Dmitriev has spent many years documenting the execution sites of Stalin’s purges and identifying victims for Memorial. He played a crucial role in the discovery and investigation of the killing fields Sandarmokh and Krasny Bor, and their subsequent transformation into memorial complexes. In recent years the Russian authorities have sought to glorify the Soviet past: Vladimir Putin stated in 2017 that the ‘excessive demonisation of Stalin is one of the ways to attack the Soviet Union’.

On 5 April last year, the Petrozavodsk City Court cleared Dmitriev of child pornography charges but two months later the Karelian Supreme Court overturned his acquittal. Dmitriev was subsequently charged under Article 132.4 of the Russian Criminal Code (which refers to violent acts of a sexual nature in relation to a person who has not reached the age of fourteen) and underwent enforced psychiatric testing. The European Union issued a statement expressing concern that Dmitriev was being targeted because of his work for Memorial and calling for the Russian authorities to release him immediately and drop the charges against him. Instead, the criminal cases against Dmitriev were merged. The first hearing of the new case was held in Petrozavodsk on 19 October 2018. He remains in detention. PEN is awaiting trial dates for the two cases before calling for public appeals.

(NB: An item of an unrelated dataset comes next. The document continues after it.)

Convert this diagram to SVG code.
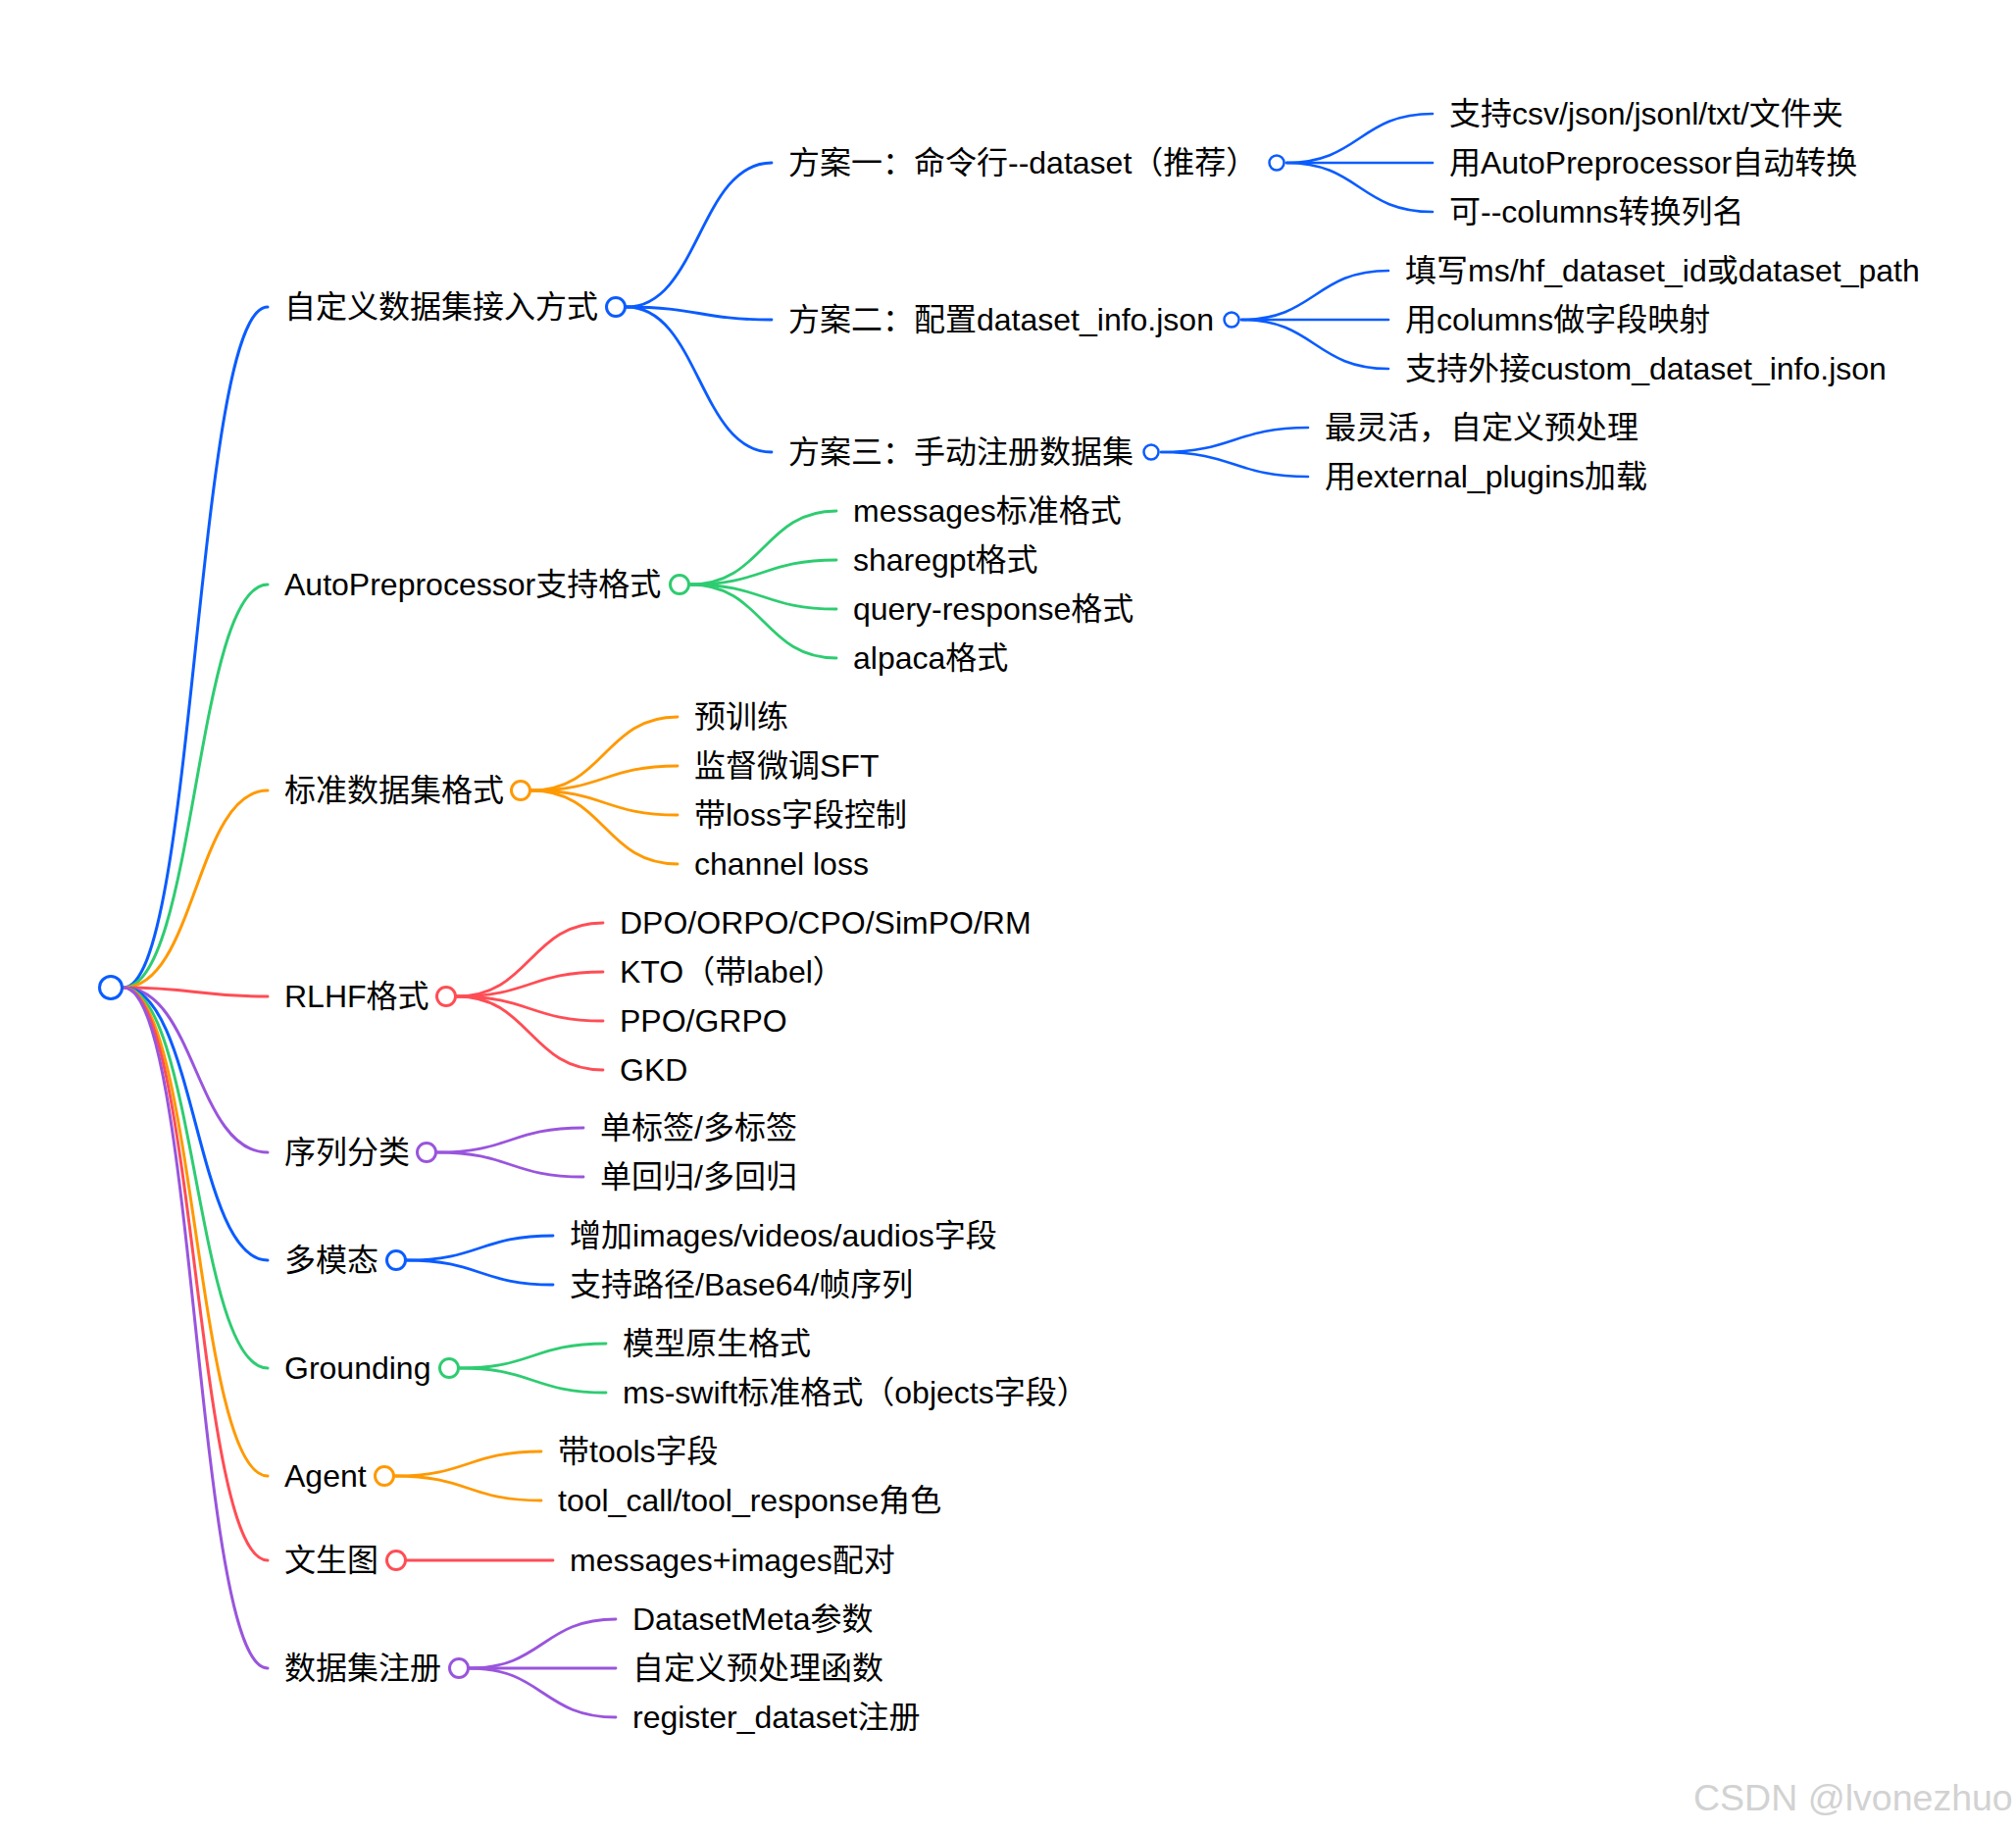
<svg xmlns="http://www.w3.org/2000/svg" width="2056" height="1867" viewBox="0 0 2056 1867">
<style>
text { font-family: "Liberation Sans", Arial, "Noto Sans CJK SC", sans-serif; font-size: 32px; fill: #000; }
.wm { font-size: 37.5px; fill: #d2d2d2; }
path { fill: none; stroke-linecap: round; }
.b { stroke: #0a5cff; }
.g { stroke: #2ecc71; }
.o { stroke: #ff9900; }
.r { stroke: #ff4d55; }
.p { stroke: #9955dd; }
.w1 path { stroke-width: 3; }
.w2 path { stroke-width: 2.8; }
.w3 path { stroke-width: 2.6; }
circle { fill: #fff; }
.c0 { stroke-width: 3; }
.c1 { stroke-width: 3; }
.c2 { stroke-width: 2.5; }
circle.b { stroke: #0a5cff; } circle.g { stroke: #2ecc71; } circle.o { stroke: #ff9900; } circle.r { stroke: #ff4d55; } circle.p { stroke: #9955dd; }
</style>
<g id="connectors">
  <g class="w1">
    <path class="b" d="M126 1007 C199.5 1007 199.5 313 273 313"/>
    <path class="g" d="M126 1007 C199.5 1007 199.5 596 273 596"/>
    <path class="o" d="M126 1007 C199.5 1007 199.5 806 273 806"/>
    <path class="r" d="M126 1007 C199.5 1007 199.5 1016 273 1016"/>
    <path class="p" d="M126 1007 C199.5 1007 199.5 1175 273 1175"/>
    <path class="b" d="M126 1007 C199.5 1007 199.5 1285 273 1285"/>
    <path class="g" d="M126 1007 C199.5 1007 199.5 1395 273 1395"/>
    <path class="o" d="M126 1007 C199.5 1007 199.5 1505 273 1505"/>
    <path class="r" d="M126 1007 C199.5 1007 199.5 1591 273 1591"/>
    <path class="p" d="M126 1007 C199.5 1007 199.5 1701 273 1701"/>
  </g>
  <g class="w2">
    <path class="b" d="M639 313 C713 313 713 166 787 166"/>
    <path class="b" d="M639 313 C713 313 713 326 787 326"/>
    <path class="b" d="M639 313 C713 313 713 461 787 461"/>
    <path class="g" d="M704 596 C778.5 596 778.5 521 853 521"/>
    <path class="g" d="M704 596 C778.5 596 778.5 571 853 571"/>
    <path class="g" d="M704 596 C778.5 596 778.5 621 853 621"/>
    <path class="g" d="M704 596 C778.5 596 778.5 671 853 671"/>
    <path class="o" d="M542 806 C616.5 806 616.5 731 691 731"/>
    <path class="o" d="M542 806 C616.5 806 616.5 781 691 781"/>
    <path class="o" d="M542 806 C616.5 806 616.5 831 691 831"/>
    <path class="o" d="M542 806 C616.5 806 616.5 881 691 881"/>
    <path class="r" d="M466 1016 C540.5 1016 540.5 941 615 941"/>
    <path class="r" d="M466 1016 C540.5 1016 540.5 991 615 991"/>
    <path class="r" d="M466 1016 C540.5 1016 540.5 1041 615 1041"/>
    <path class="r" d="M466 1016 C540.5 1016 540.5 1091 615 1091"/>
    <path class="p" d="M446 1175 C520.5 1175 520.5 1150 595 1150"/>
    <path class="p" d="M446 1175 C520.5 1175 520.5 1200 595 1200"/>
    <path class="b" d="M415 1285 C489.5 1285 489.5 1260 564 1260"/>
    <path class="b" d="M415 1285 C489.5 1285 489.5 1310 564 1310"/>
    <path class="g" d="M469 1395 C543.5 1395 543.5 1370 618 1370"/>
    <path class="g" d="M469 1395 C543.5 1395 543.5 1420 618 1420"/>
    <path class="o" d="M403 1505 C477.5 1505 477.5 1480 552 1480"/>
    <path class="o" d="M403 1505 C477.5 1505 477.5 1530 552 1530"/>
    <path class="r" d="M415 1591 H564"/>
    <path class="p" d="M479 1701 C553.5 1701 553.5 1651 628 1651"/>
    <path class="p" d="M479 1701 C553.5 1701 553.5 1701 628 1701"/>
    <path class="p" d="M479 1701 C553.5 1701 553.5 1751 628 1751"/>
  </g>
  <g class="w3">
    <path class="b" d="M1312 166 C1386.5 166 1386.5 116 1461 116"/>
    <path class="b" d="M1312 166 C1386.5 166 1386.5 166 1461 166"/>
    <path class="b" d="M1312 166 C1386.5 166 1386.5 216 1461 216"/>
    <path class="b" d="M1266 326 C1341 326 1341 276 1416 276"/>
    <path class="b" d="M1266 326 C1341 326 1341 326 1416 326"/>
    <path class="b" d="M1266 326 C1341 326 1341 376 1416 376"/>
    <path class="b" d="M1184 461 C1259 461 1259 436 1334 436"/>
    <path class="b" d="M1184 461 C1259 461 1259 486 1334 486"/>
  </g>
</g>
<g id="root"><circle class="b c0" cx="113" cy="1007" r="11.5"/></g>
<g id="n-custom">
  <text x="290" y="324">自定义数据集接入方式</text>
  <circle class="b c1" cx="628" cy="313" r="9.5"/>
</g>
<g id="n-plan1">
  <text x="804" y="177">方案一：命令行--dataset（推荐）</text>
  <circle class="b c2" cx="1302" cy="166" r="7.5"/>
</g>
<g id="n-plan1-a"><text x="1478" y="127">支持csv/json/jsonl/txt/文件夹</text></g>
<g id="n-plan1-b"><text x="1478" y="177">用AutoPreprocessor自动转换</text></g>
<g id="n-plan1-c"><text x="1478" y="227">可--columns转换列名</text></g>
<g id="n-plan2">
  <text x="804" y="337">方案二：配置dataset_info.json</text>
  <circle class="b c2" cx="1256" cy="326" r="7.5"/>
</g>
<g id="n-plan2-a"><text x="1433" y="287">填写ms/hf_dataset_id或dataset_path</text></g>
<g id="n-plan2-b"><text x="1433" y="337">用columns做字段映射</text></g>
<g id="n-plan2-c"><text x="1433" y="387">支持外接custom_dataset_info.json</text></g>
<g id="n-plan3">
  <text x="804" y="472">方案三：手动注册数据集</text>
  <circle class="b c2" cx="1174" cy="461" r="7.5"/>
</g>
<g id="n-plan3-a"><text x="1351" y="447">最灵活，自定义预处理</text></g>
<g id="n-plan3-b"><text x="1351" y="497">用external_plugins加载</text></g>

<g id="n-auto">
  <text x="290" y="607">AutoPreprocessor支持格式</text>
  <circle class="g c1" cx="693" cy="596" r="9.5"/>
</g>
<g id="n-auto-a"><text x="870" y="532">messages标准格式</text></g>
<g id="n-auto-b"><text x="870" y="582">sharegpt格式</text></g>
<g id="n-auto-c"><text x="870" y="632">query-response格式</text></g>
<g id="n-auto-d"><text x="870" y="682">alpaca格式</text></g>

<g id="n-std">
  <text x="290" y="817">标准数据集格式</text>
  <circle class="o c1" cx="531" cy="806" r="9.5"/>
</g>
<g id="n-std-a"><text x="708" y="742">预训练</text></g>
<g id="n-std-b"><text x="708" y="792">监督微调SFT</text></g>
<g id="n-std-c"><text x="708" y="842">带loss字段控制</text></g>
<g id="n-std-d"><text x="708" y="892">channel loss</text></g>

<g id="n-rlhf">
  <text x="290" y="1027">RLHF格式</text>
  <circle class="r c1" cx="455" cy="1016" r="9.5"/>
</g>
<g id="n-rlhf-a"><text x="632" y="952">DPO/ORPO/CPO/SimPO/RM</text></g>
<g id="n-rlhf-b"><text x="632" y="1002">KTO（带label）</text></g>
<g id="n-rlhf-c"><text x="632" y="1052">PPO/GRPO</text></g>
<g id="n-rlhf-d"><text x="632" y="1102">GKD</text></g>

<g id="n-seq">
  <text x="290" y="1186">序列分类</text>
  <circle class="p c1" cx="435" cy="1175" r="9.5"/>
</g>
<g id="n-seq-a"><text x="612" y="1161">单标签/多标签</text></g>
<g id="n-seq-b"><text x="612" y="1211">单回归/多回归</text></g>

<g id="n-mm">
  <text x="290" y="1296">多模态</text>
  <circle class="b c1" cx="404" cy="1285" r="9.5"/>
</g>
<g id="n-mm-a"><text x="581" y="1271">增加images/videos/audios字段</text></g>
<g id="n-mm-b"><text x="581" y="1321">支持路径/Base64/帧序列</text></g>

<g id="n-ground">
  <text x="290" y="1406">Grounding</text>
  <circle class="g c1" cx="458" cy="1395" r="9.5"/>
</g>
<g id="n-ground-a"><text x="635" y="1381">模型原生格式</text></g>
<g id="n-ground-b"><text x="635" y="1431">ms-swift标准格式（objects字段）</text></g>

<g id="n-agent">
  <text x="290" y="1516">Agent</text>
  <circle class="o c1" cx="392" cy="1505" r="9.5"/>
</g>
<g id="n-agent-a"><text x="569" y="1491">带tools字段</text></g>
<g id="n-agent-b"><text x="569" y="1541">tool_call/tool_response角色</text></g>

<g id="n-t2i">
  <text x="290" y="1602">文生图</text>
  <circle class="r c1" cx="404" cy="1591" r="9.5"/>
</g>
<g id="n-t2i-a"><text x="581" y="1602">messages+images配对</text></g>

<g id="n-reg">
  <text x="290" y="1712">数据集注册</text>
  <circle class="p c1" cx="468" cy="1701" r="9.5"/>
</g>
<g id="n-reg-a"><text x="645" y="1662">DatasetMeta参数</text></g>
<g id="n-reg-b"><text x="645" y="1712">自定义预处理函数</text></g>
<g id="n-reg-c"><text x="645" y="1762">register_dataset注册</text></g>

<text class="wm" x="1727" y="1846">CSDN @lvonezhuo</text>
</svg>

Update: on 4 November, Turkish author Ahmet Altan and journalist Nazlı Ilıcak (LR, April 2018) were released after more than three years’ detention. A court ordered the release of Altan and Ilıcak based on the time they had already served. Both had been convicted of ‘aiding a terrorist organisation’. No credible evidence was presented linking the defendants to terrorism and the case should never have gone to trial. Altan’s freedom was short-lived. Police detained the writer on 12 November at his home in Kadikoy, on Istanbul’s Asian side, acting on an arrest warrant issued after the chief public prosecutor appealed against the decision to release him. At the time of writing, Altan and three co-defendants – Fevzi Yazıcı, Yakup Simşek and Sükrü Tuğrul Ozşengül – remain in detention. PEN continues to call for their release and for the charges against them to be dropped.